Churches in Papua New Guinea have warned they will soon be forced to shut down rural health services because the Government has not paid staff salaries.
- Churches in PNG have been running healthcare facilities on reserve funds
- Most of PNG's population lives in rural areas which are often hard to access
- Church leaders say the government hasn't told them why payments have stopped
Churches run vital services across the country through Christian Health Services PNG (CHS), but said their workers haven't been paid in four months.
They told the ABC they fear the closure will greatly harm the bulk of PNG's population, who live in rural areas.
CHS should get its funding through monthly grants from the PNG Department of Health, but PNG Cardinal John Ribat said churches have been paying wages with reserve funds.
"The last four months, [health workers] did not receive their salaries," he said, adding they had not received the money for the cost of operating their centres.
"They don't they have much to see them through, those who do not have funds.
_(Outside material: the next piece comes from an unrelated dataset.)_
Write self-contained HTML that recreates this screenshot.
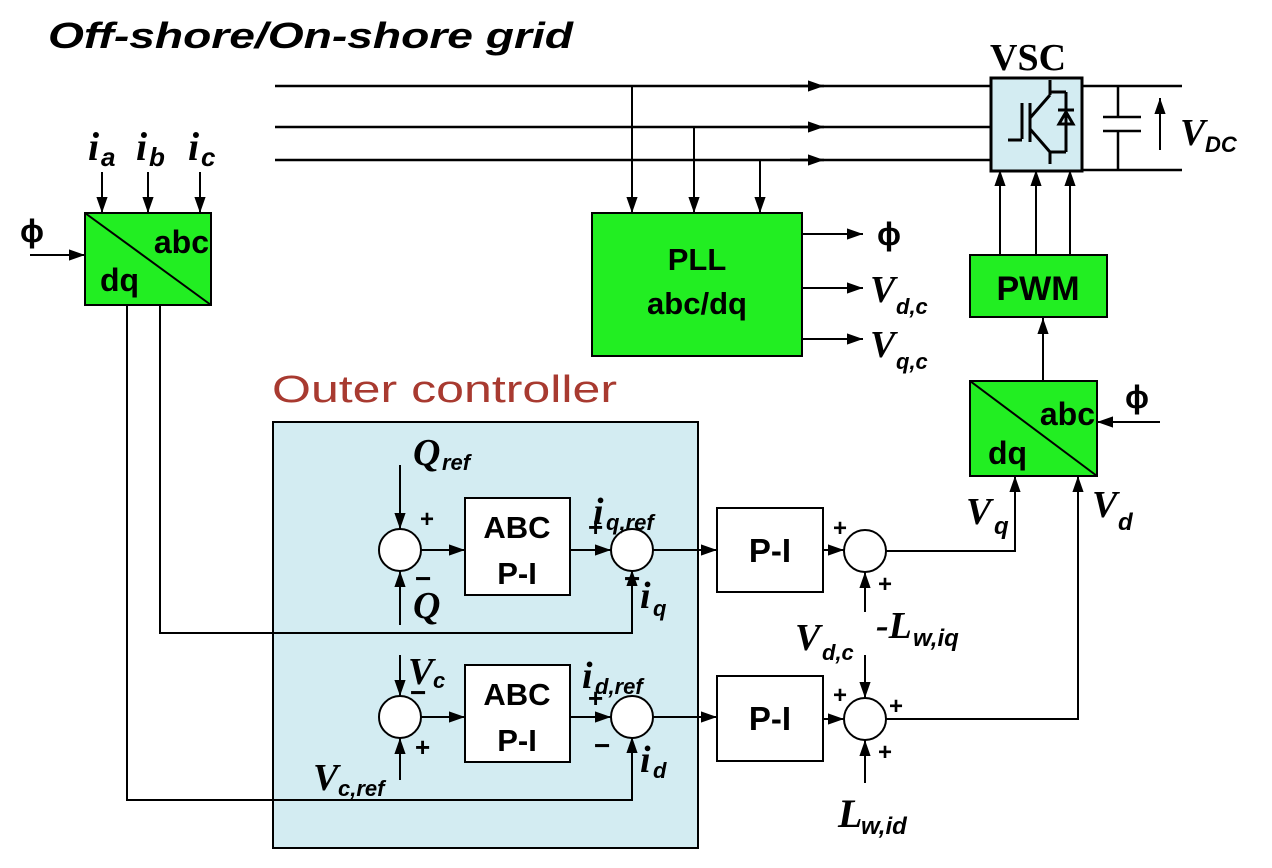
<!DOCTYPE html>
<html><head><meta charset="utf-8"><style>
html,body{margin:0;padding:0;background:#fff;}
svg{display:block;}
.s{font-family:"Liberation Sans",sans-serif;font-weight:bold;}
.m{font-family:"Liberation Serif",serif;font-weight:bold;font-style:italic;}
.ms{font-family:"Liberation Sans",sans-serif;font-weight:bold;font-style:italic;}
</style></head><body>
<svg width="1272" height="868" viewBox="0 0 1272 868" xmlns="http://www.w3.org/2000/svg">
<defs>
<marker id="b" viewBox="0 0 10 10" refX="10" refY="5" markerWidth="16" markerHeight="16" markerUnits="userSpaceOnUse" orient="auto"><path d="M0,1.5 L10,5 L0,8.5 z" fill="#000"/></marker>
</defs>
<g stroke="#000" stroke-width="2.5" fill="none">
<text x="48" y="48" class="ms" font-size="36" stroke="none" fill="#000" textLength="525" lengthAdjust="spacingAndGlyphs">Off-shore/On-shore grid</text>
<line x1="275" y1="86" x2="990" y2="86"/>
<line x1="275" y1="127" x2="990" y2="127"/>
<line x1="275" y1="160" x2="990" y2="160"/>
<line x1="790" y1="86" x2="824" y2="86" marker-end="url(#b)"/>
<line x1="790" y1="127" x2="824" y2="127" marker-end="url(#b)"/>
<line x1="790" y1="160" x2="824" y2="160" marker-end="url(#b)"/>
<g stroke-width="2">
<line x1="632" y1="86" x2="632" y2="213" marker-end="url(#b)"/>
<line x1="694" y1="127" x2="694" y2="213" marker-end="url(#b)"/>
<line x1="760" y1="160" x2="760" y2="213" marker-end="url(#b)"/>
</g>
<rect x="991" y="78" width="91" height="93" fill="#d3ecf2" stroke-width="3"/>
<g stroke-width="3">
<line x1="1022" y1="103" x2="1022" y2="139"/><line x1="1008" y1="140" x2="1022" y2="140"/>
<line x1="1030" y1="103" x2="1030" y2="142"/>
<line x1="1030" y1="118" x2="1050" y2="95"/><line x1="1030" y1="129" x2="1050" y2="152"/>
<line x1="1050" y1="95" x2="1050" y2="80"/><line x1="1050" y1="152" x2="1050" y2="164"/>
<line x1="1050" y1="92" x2="1066" y2="92"/><line x1="1050" y1="152" x2="1066" y2="152"/>
<line x1="1066" y1="92" x2="1066" y2="152"/>
<line x1="1058" y1="110" x2="1074" y2="110"/>
<path d="M1059,124 L1073,124 L1066,112 z"/>
</g>
<text x="990" y="70" font-family="Liberation Serif, serif" font-weight="bold" font-size="38" stroke="none" fill="#000">VSC</text>
<line x1="1082" y1="86" x2="1182" y2="86"/><line x1="1082" y1="170" x2="1182" y2="170"/>
<line x1="1118" y1="86" x2="1118" y2="117"/><line x1="1118" y1="131" x2="1118" y2="170"/>
<line x1="1103" y1="117" x2="1141" y2="117"/><line x1="1103" y1="131" x2="1141" y2="131"/>
<line x1="1160" y1="150" x2="1160" y2="98" stroke-width="2" marker-end="url(#b)"/>
<text x="1180" y="145" class="m" font-size="38" stroke="none" fill="#000">V</text>
<text x="1205" y="152" class="ms" font-size="22" stroke="none" fill="#000">DC</text>
<rect x="970" y="255" width="137" height="62" fill="#22ee22" stroke-width="2"/>
<text x="1038" y="300" class="s" font-size="34" text-anchor="middle" stroke="none" fill="#000">PWM</text>
<g stroke-width="2">
<line x1="1000" y1="255" x2="1000" y2="170" marker-end="url(#b)"/>
<line x1="1036" y1="255" x2="1036" y2="170" marker-end="url(#b)"/>
<line x1="1070" y1="255" x2="1070" y2="170" marker-end="url(#b)"/>
<line x1="1043" y1="381" x2="1043" y2="318" marker-end="url(#b)"/>
</g>
<rect x="970" y="381" width="127" height="95" fill="#22ee22" stroke-width="2"/>
<line x1="970" y1="381" x2="1097" y2="476" stroke-width="2"/>
<text x="1095" y="425" class="s" font-size="32" text-anchor="end" stroke="none" fill="#000">abc</text>
<text x="988" y="464" class="s" font-size="32" stroke="none" fill="#000">dq</text>
<line x1="1160" y1="422" x2="1097" y2="422" stroke-width="2" marker-end="url(#b)"/>
<text x="1125" y="408" class="s" font-size="32" stroke="none" fill="#000">ϕ</text>
<rect x="592" y="213" width="210" height="143" fill="#22ee22" stroke-width="2"/>
<text x="697" y="270" class="s" font-size="31" text-anchor="middle" stroke="none" fill="#000">PLL</text>
<text x="697" y="314" class="s" font-size="31" text-anchor="middle" stroke="none" fill="#000">abc/dq</text>
<g stroke-width="2">
<line x1="802" y1="234" x2="863" y2="234" marker-end="url(#b)"/>
<line x1="802" y1="288" x2="863" y2="288" marker-end="url(#b)"/>
<line x1="802" y1="339" x2="863" y2="339" marker-end="url(#b)"/>
</g>
<text x="877" y="245" class="s" font-size="32" stroke="none" fill="#000">ϕ</text>
<text x="870" y="302" class="m" font-size="38" stroke="none" fill="#000">V</text><text x="896" y="314" class="ms" font-size="22" stroke="none" fill="#000">d,c</text>
<text x="870" y="357" class="m" font-size="38" stroke="none" fill="#000">V</text><text x="896" y="369" class="ms" font-size="22" stroke="none" fill="#000">q,c</text>
<rect x="85" y="213" width="126" height="92" fill="#22ee22" stroke-width="2"/>
<line x1="85" y1="213" x2="211" y2="305" stroke-width="2"/>
<text x="209" y="253" class="s" font-size="32" text-anchor="end" stroke="none" fill="#000">abc</text>
<text x="100" y="291" class="s" font-size="32" stroke="none" fill="#000">dq</text>
<line x1="30" y1="255" x2="85" y2="255" stroke-width="2" marker-end="url(#b)"/>
<text x="20" y="242" class="s" font-size="32" stroke="none" fill="#000">ϕ</text>
<g stroke-width="2">
<line x1="102" y1="172" x2="102" y2="213" marker-end="url(#b)"/>
<line x1="148" y1="172" x2="148" y2="213" marker-end="url(#b)"/>
<line x1="200" y1="172" x2="200" y2="213" marker-end="url(#b)"/>
</g>
<text x="88" y="160" class="m" font-size="40" stroke="none" fill="#000">i</text><text x="101" y="166" class="ms" font-size="26" stroke="none" fill="#000">a</text>
<text x="136" y="160" class="m" font-size="40" stroke="none" fill="#000">i</text><text x="149" y="166" class="ms" font-size="26" stroke="none" fill="#000">b</text>
<text x="188" y="160" class="m" font-size="40" stroke="none" fill="#000">i</text><text x="201" y="166" class="ms" font-size="26" stroke="none" fill="#000">c</text>
<text x="272" y="402" font-family="Liberation Sans, sans-serif" font-size="38" stroke="none" fill="#a83a30" textLength="345" lengthAdjust="spacingAndGlyphs">Outer controller</text>
<rect x="273" y="422" width="425" height="426" fill="#d3ecf2" stroke-width="2"/>
<g stroke-width="2">
<polyline points="127,305 127,800 632,800 632,737" marker-end="url(#b)"/>
<polyline points="160,305 160,633 632,633 632,570" marker-end="url(#b)"/>
</g>
<g stroke-width="2" fill="#fff">
<circle cx="400" cy="550" r="21"/>
<circle cx="632" cy="550" r="21"/>
<circle cx="400" cy="717" r="21"/>
<circle cx="632" cy="717" r="21"/>
<circle cx="865" cy="551" r="21"/>
<circle cx="865" cy="719" r="21"/>
<rect x="465" y="498" width="105" height="97"/>
<rect x="465" y="665" width="105" height="97"/>
<rect x="717" y="508" width="106" height="84"/>
<rect x="717" y="676" width="106" height="85"/>
</g>
<g stroke-width="2">
<line x1="400" y1="465" x2="400" y2="529" marker-end="url(#b)"/>
<line x1="400" y1="625" x2="400" y2="571" marker-end="url(#b)"/>
<line x1="421" y1="550" x2="465" y2="550" marker-end="url(#b)"/>
<line x1="570" y1="550" x2="611" y2="550" marker-end="url(#b)"/>
<line x1="653" y1="550" x2="717" y2="550" marker-end="url(#b)"/>
<line x1="823" y1="550" x2="844" y2="550" marker-end="url(#b)"/>
<line x1="865" y1="612" x2="865" y2="572" marker-end="url(#b)"/>
<line x1="400" y1="655" x2="400" y2="696" marker-end="url(#b)"/>
<line x1="400" y1="780" x2="400" y2="738" marker-end="url(#b)"/>
<line x1="421" y1="717" x2="465" y2="717" marker-end="url(#b)"/>
<line x1="570" y1="717" x2="611" y2="717" marker-end="url(#b)"/>
<line x1="653" y1="717" x2="717" y2="717" marker-end="url(#b)"/>
<line x1="823" y1="719" x2="844" y2="719" marker-end="url(#b)"/>
<line x1="865" y1="655" x2="865" y2="698" marker-end="url(#b)"/>
<line x1="865" y1="783" x2="865" y2="740" marker-end="url(#b)"/>
<polyline points="886,551 1015,551 1015,476" marker-end="url(#b)"/>
<polyline points="886,719 1078,719 1078,476" marker-end="url(#b)"/>
</g>
<g stroke="none" fill="#000">
<text x="517" y="538" class="s" font-size="31" text-anchor="middle">ABC</text>
<text x="517" y="584" class="s" font-size="31" text-anchor="middle">P-I</text>
<text x="517" y="705" class="s" font-size="31" text-anchor="middle">ABC</text>
<text x="517" y="751" class="s" font-size="31" text-anchor="middle">P-I</text>
<text x="770" y="562" class="s" font-size="33" text-anchor="middle">P-I</text>
<text x="770" y="730" class="s" font-size="33" text-anchor="middle">P-I</text>
<text x="413" y="465" class="m" font-size="38">Q</text><text x="442" y="470" class="ms" font-size="22">ref</text>
<text x="413" y="618" class="m" font-size="38">Q</text>
<text x="420" y="527" class="s" font-size="24">+</text>
<text x="415" y="588" class="s" font-size="28">−</text>
<text x="588" y="536" class="s" font-size="26">+</text>
<text x="593" y="524" class="m" font-size="38">i</text><text x="606" y="530" class="ms" font-size="22">q,ref</text>
<text x="624" y="588" class="s" font-size="28">−</text>
<text x="640" y="608" class="m" font-size="38">i</text><text x="653" y="616" class="ms" font-size="22">q</text>
<text x="408" y="684" class="m" font-size="38">V</text><text x="433" y="688" class="ms" font-size="22">c</text>
<text x="410" y="702" class="s" font-size="28">−</text>
<text x="415" y="756" class="s" font-size="26">+</text>
<text x="313" y="790" class="m" font-size="38">V</text><text x="338" y="796" class="ms" font-size="22">c,ref</text>
<text x="582" y="688" class="m" font-size="38">i</text><text x="595" y="694" class="ms" font-size="22">d,ref</text>
<text x="588" y="707" class="s" font-size="26">+</text>
<text x="594" y="755" class="s" font-size="28">−</text>
<text x="640" y="772" class="m" font-size="38">i</text><text x="653" y="778" class="ms" font-size="22">d</text>
<text x="833" y="536" class="s" font-size="24">+</text>
<text x="878" y="592" class="s" font-size="24">+</text>
<text x="833" y="703" class="s" font-size="24">+</text>
<text x="889" y="714" class="s" font-size="24">+</text>
<text x="878" y="760" class="s" font-size="24">+</text>
<text x="876" y="638" class="m" font-size="38">-L</text><text x="913" y="646" class="ms" font-size="24">w,iq</text>
<text x="795" y="650" class="m" font-size="38">V</text><text x="822" y="660" class="ms" font-size="22">d,c</text>
<text x="838" y="827" class="m" font-size="40">L</text><text x="861" y="834" class="ms" font-size="24">w,id</text>
<text x="966" y="524" class="m" font-size="38">V</text><text x="994" y="534" class="ms" font-size="24">q</text>
<text x="1092" y="517" class="m" font-size="38">V</text><text x="1118" y="530" class="ms" font-size="24">d</text>
</g>
</g>
</svg>
</body></html>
Some churches and dioceses are not paying their workers at all."
It isn't the first time church-run health services have been left short by the PNG Government.
In 2016, the Government cut 50 million kina ($20 million) of funding towards church-run health services across the country, which left operations facing closure because of a lack of staff.
They fear it could happen again this Christmas, if the Government fails to act.
"This is not something we can just hear about and let go, it's something that we really have to work on, to see what we can do at this time, to help the families celebrate Christmas at this time," Cardinal Ribat said.
The General Secretary of the Catholic Bishop Conference, Father Victor Roche, said the PNG Government expects churches to dig into their own pockets to pay the bills.
"They are trying to cut the funding from the churches, because the Government thinks the churches will keep the services going," he said.
"They continue to pay the Government health services because they know if they cut their services, it will stop running, but they know that the Catholic churches and other churches will keep it going with their reserve funding.
"The Government has to rethink that, unless they support the [churches], their services will dwindle as well."
Father Roche said the Department of Health hasn't responded to their attempts to get answers.
The ABC has sought a response from the PNG Health Department.